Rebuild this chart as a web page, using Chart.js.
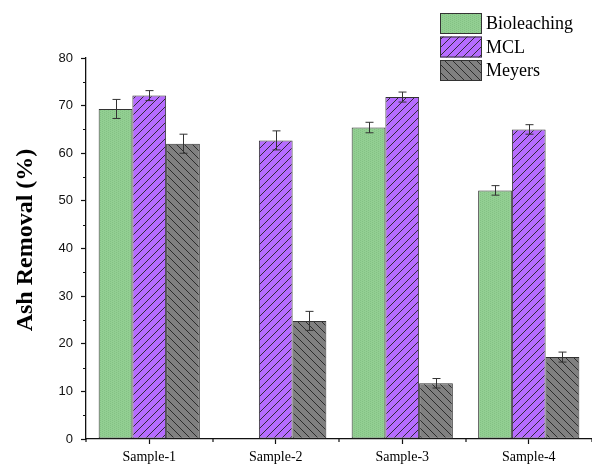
<!DOCTYPE html>
<html>
<head>
<meta charset="utf-8">
<script src="https://cdn.jsdelivr.net/npm/chart.js@4"></script>
<style>
  html, body { margin: 0; padding: 0; background: #fff; }
  canvas { display: block; }
</style>
</head>
<body>
<canvas id="c" width="592" height="465"></canvas>
<script>
// Ash removal for each sample and treatment method
const categories = ['Sample-1', 'Sample-2', 'Sample-3', 'Sample-4'];
const seriesNames = ['Bioleaching', 'MCL', 'Meyers'];
const bioleaching = [69.3, null, 65.4, 52.2];
const mcl = [72.1, 62.7, 71.8, 65.0];
const meyers = [62.0, 24.8, 11.7, 17.2];
const bioleachingErr = [2.0, null, 1.1, 1.0];
const mclErr = [1.05, 2.0, 1.05, 1.0];
const meyersErr = [2.0, 2.0, 1.0, 1.05];
const yTicks = [0, 10, 20, 30, 40, 50, 60, 70, 80];
const yTitle = 'Ash Removal (%)';

function tile(base, kind) {
  const s = 8;
  const c = document.createElement('canvas');
  c.width = c.height = s;
  const g = c.getContext('2d');
  g.fillStyle = base;
  g.fillRect(0, 0, s, s);
  if (kind === 'dots') {
    g.fillStyle = 'rgba(90,150,90,0.25)';
    for (let i = 0; i < s; i += 2) for (let j = (i / 2) % 2; j < s; j += 2) g.fillRect(i, j, 1, 1);
  } else {
    g.strokeStyle = 'rgba(35,35,35,0.9)';
    g.lineWidth = 1;
    g.beginPath();
    if (kind === '/') {
      g.moveTo(-1, s + 1); g.lineTo(s + 1, -1);
      g.moveTo(-1, 1); g.lineTo(1, -1);
      g.moveTo(s - 1, s + 1); g.lineTo(s + 1, s - 1);
    } else {
      g.moveTo(-1, -1); g.lineTo(s + 1, s + 1);
      g.moveTo(s - 1, -1); g.lineTo(s + 1, 1);
      g.moveTo(-1, s - 1); g.lineTo(1, s + 1);
    }
    g.stroke();
  }
  return g.createPattern(c, 'repeat');
}

const fills = [tile('#92cf92', 'dots'), tile('#b66cff', '/'), tile('#808080', '\\')];
const values = [bioleaching, mcl, meyers];
const errors = [bioleachingErr, mclErr, meyersErr];

const datasets = seriesNames.map((name, i) => ({
  label: name,
  data: values[i],
  errors: errors[i],
  backgroundColor: fills[i],
  borderColor: '#333333',
  borderWidth: 1,
  borderSkipped: false,
  categoryPercentage: 0.8,
  barPercentage: 1.0
}));

const AXIS = '#111111';

// Error bars, minor ticks, legend and y-axis title
const extras = {
  id: 'extras',
  afterDatasetsDraw(chart) {
    const ctx = chart.ctx;
    const y = chart.scales.y;
    ctx.save();
    ctx.strokeStyle = '#333333';
    ctx.lineWidth = 1;
    chart.data.datasets.forEach((ds, di) => {
      const meta = chart.getDatasetMeta(di);
      meta.data.forEach((bar, i) => {
        const v = ds.data[i], e = ds.errors[i];
        if (v == null || e == null) return;
        const x = Math.round(bar.x) + 0.5;
        const yt = y.getPixelForValue(v + e);
        const yb = y.getPixelForValue(v - e);
        ctx.beginPath();
        ctx.moveTo(x, yt); ctx.lineTo(x, yb);
        ctx.moveTo(x - 4, yt); ctx.lineTo(x + 4, yt);
        ctx.moveTo(x - 4, yb); ctx.lineTo(x + 4, yb);
        ctx.stroke();
      });
    });
    ctx.restore();
  },
  afterDraw(chart) {
    const ctx = chart.ctx;
    const { x, y } = chart.scales;
    const area = chart.chartArea;
    ctx.save();
    ctx.strokeStyle = AXIS;
    ctx.lineWidth = 1.2;
    // minor ticks on y axis
    ctx.beginPath();
    for (let v = 5; v < 80; v += 10) {
      const py = Math.round(y.getPixelForValue(v)) + 0.5;
      ctx.moveTo(area.left, py); ctx.lineTo(area.left - 3, py);
    }
    // minor ticks on x axis between categories
    for (let i = 0; i <= categories.length; i++) {
      const px = Math.round(x.getPixelForValue(i - 0.5));
      ctx.moveTo(px, area.bottom); ctx.lineTo(px, area.bottom + 3);
    }
    ctx.stroke();

    // y-axis title
    ctx.fillStyle = '#000';
    ctx.font = 'bold 24px "Liberation Serif", "Times New Roman", serif';
    ctx.textAlign = 'center';
    ctx.textBaseline = 'middle';
    ctx.translate(26, 240);
    ctx.rotate(-Math.PI / 2);
    ctx.fillText(yTitle, 0, 0);
    ctx.setTransform(1, 0, 0, 1, 0, 0);

    // legend
    ctx.font = '18px "Liberation Serif", "Times New Roman", serif';
    ctx.textAlign = 'left';
    ctx.textBaseline = 'middle';
    chart.data.datasets.forEach((ds, i) => {
      const bx = 440, by = 13 + i * 23.5, bw = 42, bh = 21;
      ctx.fillStyle = ds.backgroundColor;
      ctx.fillRect(bx, by, bw, bh);
      ctx.strokeStyle = '#333333';
      ctx.lineWidth = 1;
      ctx.strokeRect(bx + 0.5, by + 0.5, bw - 1, bh - 1);
      ctx.fillStyle = '#000';
      ctx.fillText(ds.label, 486, by + bh / 2 + 1);
    });
    ctx.restore();
  }
};

new Chart(document.getElementById('c'), {
  type: 'bar',
  data: { labels: categories, datasets },
  options: {
    responsive: false,
    devicePixelRatio: 1,
    animation: false,
    layout: { padding: { left: 0, right: 0, top: 58, bottom: 0 } },
    plugins: { legend: { display: false }, tooltip: { enabled: false } },
    scales: {
      x: {
        offset: true,
        grid: { display: true, offset: false, drawOnChartArea: false, drawTicks: true, tickLength: 5, tickColor: AXIS, tickWidth: 1.2 },
        border: { display: true, color: AXIS, width: 1.3 },
        ticks: { color: '#000', padding: 5, font: { family: '"Liberation Serif", "Times New Roman", serif', size: 14 } },
        afterFit(scale) { scale.height = 26; }
      },
      y: {
        min: 0,
        max: 80,
        afterBuildTicks(scale) { scale.ticks = yTicks.map(v => ({ value: v })); },
        grid: { display: true, drawOnChartArea: false, drawTicks: true, tickLength: 5, tickColor: AXIS, tickWidth: 1.2 },
        border: { display: true, color: AXIS, width: 1.3 },
        ticks: { color: '#111', padding: 8, font: { family: '"Liberation Sans", Arial, sans-serif', size: 13 } },
        afterFit(scale) { scale.width = 86; }
      }
    }
  },
  plugins: [extras]
});
</script>
</body>
</html>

» WORK INSTRUCTIONS
Take the lines from the start of the material to the line with "const yTitle = 'Ash Removal (%)';", both included, and transcribe them exactly without the pictures.

» TASK RESPONSE
Rebuild this chart as a web page, using Chart.js.
<!DOCTYPE html>
<html>
<head>
<meta charset="utf-8">
<script src="https://cdn.jsdelivr.net/npm/chart.js@4"></script>
<style>
  html, body { margin: 0; padding: 0; background: #fff; }
  canvas { display: block; }
</style>
</head>
<body>
<canvas id="c" width="592" height="465"></canvas>
<script>
// Ash removal for each sample and treatment method
const categories = ['Sample-1', 'Sample-2', 'Sample-3', 'Sample-4'];
const seriesNames = ['Bioleaching', 'MCL', 'Meyers'];
const bioleaching = [69.3, null, 65.4, 52.2];
const mcl = [72.1, 62.7, 71.8, 65.0];
const meyers = [62.0, 24.8, 11.7, 17.2];
const bioleachingErr = [2.0, null, 1.1, 1.0];
const mclErr = [1.05, 2.0, 1.05, 1.0];
const meyersErr = [2.0, 2.0, 1.0, 1.05];
const yTicks = [0, 10, 20, 30, 40, 50, 60, 70, 80];
const yTitle = 'Ash Removal (%)';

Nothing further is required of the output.